On the hearing date, Family Court stated that it had been advised that the father had refused to leave the correctional facility, despite the transport order. The father's counsel requested an adjournment to permit the father to appear by telephone. The court denied this request, noting that it had previously attempted to arrange for the father to appear at the hearing by video conference, but that this had proved to be impossible as the prison lacked the necessary facilities. The court stated that the father had been advised of this circumstance and had not requested a telephone appearance, nor would such an appearance have been feasible and appropriate, in any event. Shortly thereafter, the father's counsel filed an application for reconsideration, arguing that the father should have been afforded an opportunity to appear by telephone. The application included no affidavit from the father, and his counsel offered no explanation other than speculation for the father's failure to appear.[FN2]

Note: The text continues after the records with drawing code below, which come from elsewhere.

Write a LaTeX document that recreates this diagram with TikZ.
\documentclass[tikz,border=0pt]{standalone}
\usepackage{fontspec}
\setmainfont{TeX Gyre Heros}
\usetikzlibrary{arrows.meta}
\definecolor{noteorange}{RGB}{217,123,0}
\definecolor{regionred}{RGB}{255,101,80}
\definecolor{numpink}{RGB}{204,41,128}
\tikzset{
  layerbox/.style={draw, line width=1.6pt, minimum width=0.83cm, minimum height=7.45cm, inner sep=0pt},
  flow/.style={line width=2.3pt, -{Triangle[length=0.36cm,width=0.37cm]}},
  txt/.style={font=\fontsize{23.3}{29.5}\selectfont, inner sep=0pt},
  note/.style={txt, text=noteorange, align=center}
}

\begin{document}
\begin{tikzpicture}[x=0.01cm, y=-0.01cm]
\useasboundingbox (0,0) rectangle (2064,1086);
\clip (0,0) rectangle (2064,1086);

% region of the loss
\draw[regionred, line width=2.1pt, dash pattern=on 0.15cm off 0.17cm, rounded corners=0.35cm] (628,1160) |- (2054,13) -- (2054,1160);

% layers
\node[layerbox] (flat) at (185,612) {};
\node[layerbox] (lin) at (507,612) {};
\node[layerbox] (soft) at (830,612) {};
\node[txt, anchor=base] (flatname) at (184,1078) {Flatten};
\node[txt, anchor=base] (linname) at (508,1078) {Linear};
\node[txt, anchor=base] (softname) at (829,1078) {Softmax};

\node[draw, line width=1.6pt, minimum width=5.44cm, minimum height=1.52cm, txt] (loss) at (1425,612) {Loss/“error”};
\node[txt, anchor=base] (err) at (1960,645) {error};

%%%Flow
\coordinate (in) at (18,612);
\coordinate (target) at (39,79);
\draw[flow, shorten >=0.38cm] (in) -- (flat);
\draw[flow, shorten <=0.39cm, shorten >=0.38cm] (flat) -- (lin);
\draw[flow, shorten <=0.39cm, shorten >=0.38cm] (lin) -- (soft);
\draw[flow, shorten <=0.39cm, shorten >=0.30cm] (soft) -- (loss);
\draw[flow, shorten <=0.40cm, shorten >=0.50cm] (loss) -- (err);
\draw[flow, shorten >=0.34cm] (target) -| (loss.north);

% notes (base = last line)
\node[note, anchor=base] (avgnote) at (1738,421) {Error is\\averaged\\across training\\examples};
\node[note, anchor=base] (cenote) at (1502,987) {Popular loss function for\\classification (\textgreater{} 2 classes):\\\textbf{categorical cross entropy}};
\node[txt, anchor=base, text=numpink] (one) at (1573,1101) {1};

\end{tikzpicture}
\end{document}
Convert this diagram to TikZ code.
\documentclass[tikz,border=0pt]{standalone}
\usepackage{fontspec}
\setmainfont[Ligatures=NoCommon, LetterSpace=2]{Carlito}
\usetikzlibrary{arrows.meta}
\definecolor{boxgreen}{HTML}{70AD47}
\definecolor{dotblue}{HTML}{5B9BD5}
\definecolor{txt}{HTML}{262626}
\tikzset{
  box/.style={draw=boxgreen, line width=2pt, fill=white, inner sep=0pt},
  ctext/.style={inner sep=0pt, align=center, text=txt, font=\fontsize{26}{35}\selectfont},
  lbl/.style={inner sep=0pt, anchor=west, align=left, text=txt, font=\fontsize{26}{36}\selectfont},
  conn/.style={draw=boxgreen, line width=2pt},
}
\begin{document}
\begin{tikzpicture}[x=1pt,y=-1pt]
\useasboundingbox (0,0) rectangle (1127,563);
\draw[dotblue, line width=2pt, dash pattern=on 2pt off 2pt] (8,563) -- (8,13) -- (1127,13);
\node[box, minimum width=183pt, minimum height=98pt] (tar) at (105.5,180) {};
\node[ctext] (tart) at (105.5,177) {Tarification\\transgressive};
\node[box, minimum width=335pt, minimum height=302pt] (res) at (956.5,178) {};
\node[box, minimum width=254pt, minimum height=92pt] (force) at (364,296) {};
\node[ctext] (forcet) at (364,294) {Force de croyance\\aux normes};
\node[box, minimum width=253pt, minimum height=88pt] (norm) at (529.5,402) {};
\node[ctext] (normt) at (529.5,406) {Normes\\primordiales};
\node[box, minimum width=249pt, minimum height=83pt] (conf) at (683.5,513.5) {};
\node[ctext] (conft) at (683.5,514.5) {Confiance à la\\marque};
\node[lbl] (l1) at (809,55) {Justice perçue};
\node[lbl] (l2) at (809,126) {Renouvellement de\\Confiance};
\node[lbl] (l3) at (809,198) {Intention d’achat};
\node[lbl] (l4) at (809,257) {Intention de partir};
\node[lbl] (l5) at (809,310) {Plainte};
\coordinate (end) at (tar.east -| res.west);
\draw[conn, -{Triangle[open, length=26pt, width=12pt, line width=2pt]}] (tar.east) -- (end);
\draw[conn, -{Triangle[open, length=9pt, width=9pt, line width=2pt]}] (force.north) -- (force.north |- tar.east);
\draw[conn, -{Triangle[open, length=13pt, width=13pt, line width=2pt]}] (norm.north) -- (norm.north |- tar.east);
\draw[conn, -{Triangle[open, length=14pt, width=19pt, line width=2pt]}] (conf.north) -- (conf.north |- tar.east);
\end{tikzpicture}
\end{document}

The father argues that his due process rights were violated because the record does not reveal that he had notice that he was required to attend the fact-finding hearing. This assertion is unpreserved for our review (see Matter of Gordon L. v Michelle M., 296 AD2d 628, 630 [2002]). The father made no claim of lack of notice in Family Court, and his counsel conceded in the application for reconsideration that counsel was aware that the fact-finding hearing had been scheduled and that a video conference could not be arranged. There is no record support for the claim that this information was not duly conveyed to the father (see Matter of Ritter v Moll, 148 AD3d 1427, 1428-1429 [2017]; compare Matter of Chloe N. [Joshua N.], 143 AD3d 1114, 1116 [2016]). Accordingly, the father was properly found to be in default. In the absence of a motion to vacate that default, the appeal must be dismissed (see Matter of Ruiz v Gonzalez, 166 AD3d 1353, 1353-1354 [2018]; Matter of Jesse DD. v Arianna EE., 150 AD3d 1426, 1427 [2017]; Matter of Richardson v Fitch-Richardson, 135 AD3d 1091, 1092 [2016]).

Clark, Mulvey, Devine and Pritzker, JJ., concur.

ORDERED that the appeal is dismissed, without costs.

Footnotes


Footnote 1: The mother did not file a brief or otherwise appear in the appeal.

Footnote 2: The record does not reveal whether Family Court acted upon this application, which was filed on the same day that the order dismissing the proceeding with prejudice was entered.